Durante 200 años, unos pocos privilegiados de siempre se han ido relevando unos a otros en los mandos del Estado colombiano.
Debemos terminar con la absurda y estúpida costumbre de considerar al opositor que piensa distinto a nosotros, como un enemigo acérrimo al que hay que asesinar o eliminar a toda costa.
Entre 1810 y 1819 empezamos matando al invasor español (del cual también provenimos) y al mismo tiempo durante la primera Patria Boba iniciamos nuestro desangre fratricida. Y hasta 1903, cuando perdimos Panamá al término de la Guerra de los Mil Días, durante todo el siglo XIX nos matamos entre colombianos por cuenta de casi 40 guerras civiles declaradas y no declaradas, en nombre de la libertad, de Dios, de la tradición, del progreso, de las ideologías, de la familia, de la Ley, de la propiedad, de la Constitución: entre federalistas y centralistas, entre supremos, entre terratenientes y rebeldes, entre draconianos y gólgotas, entre gubernamentales y radicales, entre liberales y conservadores. Y fueron precisamente estos dos últimos bandos los que durante más de la primera mitad del siglo XX protagonizaron el desangre de la violencia partidista, hasta cuando tras la dictadura prefabricada de 1953-1957, se da la desmovilización de las guerrillas liberales y se inicia la segunda Patria Boba, la del Frente Nacional, en 1958. Luego, en plena guerra fría de las potencias imperiales durante la posguerra, al inicio de la alternancia frentenacionalista de gobiernos excluyentes: primero liberal, luego conservador (y así sucesivamente durante 20 años), el mandatario conservador de turno ordenó bombardear -con el apoyo de la misma tecnología bélica gringa empleada contra la Vietnam comunista- a unas familias campesinas organizadas y autogobernadas al borde de la selva, donde no existía presencia del Estado, y nacieron las Farc en 1964 y empezó esta última guerra de 52 años entre colombianos.

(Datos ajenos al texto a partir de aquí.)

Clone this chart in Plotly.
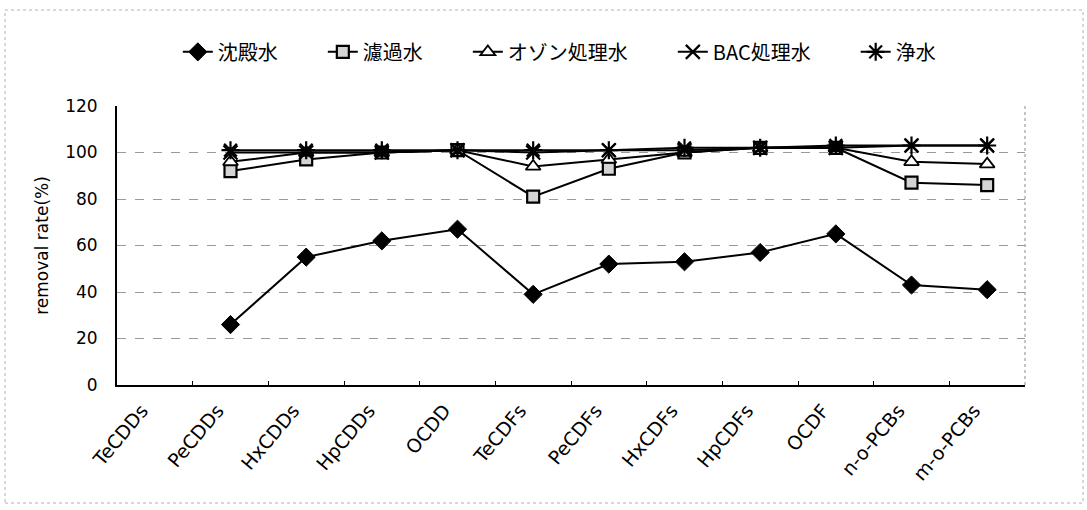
import plotly.graph_objects as go

# Congener groups on the x axis
categories = ["TeCDDs", "PeCDDs", "HxCDDs", "HpCDDs", "OCDD", "TeCDFs",
              "PeCDFs", "HxCDFs", "HpCDFs", "OCDF", "n-o-PCBs", "m-o-PCBs"]

# Removal rate (%) after each treatment step
sedimented = [None, 26, 55, 62, 67, 39, 52, 53, 57, 65, 43, 41]       # 沈殿水
filtered = [None, 92, 97, 100, 101, 81, 93, 100, 102, 102, 87, 86]    # 濾過水
ozonated = [None, 96, 100, 100, 101, 94, 97, 100, 102, 102, 96, 95]   # オゾン処理水
bac_treated = [None, 100, 100, 100, 101, 100, 101, 101, 102, 102, 103, 103]  # BAC処理水
finished = [None, 101, 101, 101, 101, 101, 101, 102, 102, 103, 103, 103]     # 浄水

y_ticks = [0, 20, 40, 60, 80, 100, 120]

# trailing full-width spaces widen the gap between legend entries
PAD = "\u3000\u3000"

series = [
    ("沈殿水", sedimented, dict(symbol="diamond", size=14, color="black",
                              line=dict(color="black", width=1))),
    ("濾過水", filtered, dict(symbol="square", size=12, color="#d4d4d4",
                             line=dict(color="black", width=2.2))),
    ("オゾン処理水", ozonated, dict(symbol="triangle-up", size=13, color="white",
                                line=dict(color="black", width=1.8))),
    ("BAC処理水", bac_treated, dict(symbol="x-thin-open", size=14, color="black",
                                   line=dict(color="black", width=2.2))),
    ("浄水", finished, dict(symbol="asterisk-open", size=15, color="black",
                          line=dict(color="black", width=2.2))),
]

fig = go.Figure()
for name, values, marker in series:
    fig.add_trace(go.Scatter(
        x=categories, y=values, name=name + PAD, mode="lines+markers",
        line=dict(color="black", width=2), marker=marker,
        connectgaps=False,
    ))

latin = "DejaVu Sans, Noto Sans CJK JP, sans-serif"

fig.update_layout(
    width=1087, height=510,
    margin=dict(l=117, r=62, t=106, b=125),
    paper_bgcolor="white", plot_bgcolor="white",
    font=dict(family=latin, size=16, color="black"),
    showlegend=True,
    legend=dict(
        orientation="h", x=0.067, xanchor="left", y=1.194, yanchor="middle",
        font=dict(family="Noto Sans CJK JP, DejaVu Sans, sans-serif", size=20, color="black"),
        itemwidth=30, tracegroupgap=0, bgcolor="rgba(0,0,0,0)",
    ),
    xaxis=dict(
        type="category", categoryorder="array", categoryarray=categories,
        range=[-0.5, len(categories) - 0.5],
        showline=True, linecolor="black", linewidth=2,
        showgrid=False, zeroline=False,
        ticks="inside", tickson="boundaries", ticklen=4, tickcolor="black",
        tickangle=-50, ticklabelstandoff=5, ticklabelshift=-13,
        tickfont=dict(family=latin, size=19, color="black"),
    ),
    yaxis=dict(
        range=[0, 120], tickvals=y_ticks,
        showline=True, linecolor="black", linewidth=2,
        showgrid=True, gridcolor="#9a9a9a", gridwidth=1, griddash="dash",
        zeroline=False, ticks="", ticklabelstandoff=14,
        tickfont=dict(family=latin, size=17, color="black"),
        title=dict(text="removal rate(%)", standoff=12,
                   font=dict(family=latin, size=17, color="black")),
    ),
    shapes=[
        # dotted right edge of the plot area
        dict(type="line", xref="x domain", yref="y domain", x0=1, x1=1, y0=0, y1=1,
             line=dict(color="#8a8a8a", width=1, dash="dot"), layer="below"),
        # faint outer frame of the chart area
        dict(type="rect", xref="paper", yref="paper",
             x0=-0.1233, x1=1.0639, y0=-0.423, y1=1.344,
             line=dict(color="#b0b0b0", width=1, dash="dot"), layer="below"),
    ],
)

fig.write_html("out.html")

Todo ese ritual de infamia, odio, venganza y crímenes reciclados, se da por cuenta de unos pocos (junto a sus familias y relacionados de ámbito social, clan religioso, renglón productivo y secta partidista), quienes se creen mejores y con mayores derechos que los demás, y por lo tanto merecedores “naturales” de todos los privilegios que les concede el ser dueños de los poderes político, económico, mediático, militar y hasta “divino”, para definir el rumbo de la mayoría de la población en Colombia. De allí que no se detengan, una y otra vez, al pregonar una Democracia que es más una mafiocracia de “círculos selectos” en las que solo ellos caben. Por eso en los clubes sociales o en las tribunas politiqueras donde alternan, unos y otros no han hecho otra cosa que inflarse como aves de carroña en la contabilidad festiva y perversa de las bajas y las muertes que en los montes de la guerra dejan los combatientes, los cuales sin excepción solo provienen de los estratos cero, uno, dos, tres y algunos del cuatro.
Durante 200 años, esos mismos pocos privilegiados de siempre se han ido relevando unos a otros en los mandos del Estado colombiano, y como “tener poder es temer perderlo” siempre acuden a la exclusión, al ninguneo, a la hipocresía o la mentira para proteger y mantener de manera vitalicia su statu quo. Y por supuesto, también apelan al fariseísmo de declararse “los buenos”: “los impolutos” (según la valoración de sus dioses, devociones y creencias acomodaticias), rasgarse las vestiduras y plantarse la mano en el pecho como si fueran el “pueblo escogido” o el del “Destino Manifiesto”; al mismo tiempo que se auxilian con el “todo para mí nada para los demás”, con la solidaridad de cuerpo de sus mercenarios mediáticos faranduleros, así como con el abrazo a la delincuencia o la ilegalidad de todo pelambre siempre revestida de legitimidad para contener cualquier asomo de protesta o reacción, mientras consideran a sus opositores casi que demonios o extraterrestres a quienes hay que aniquilar o exterminar como sea.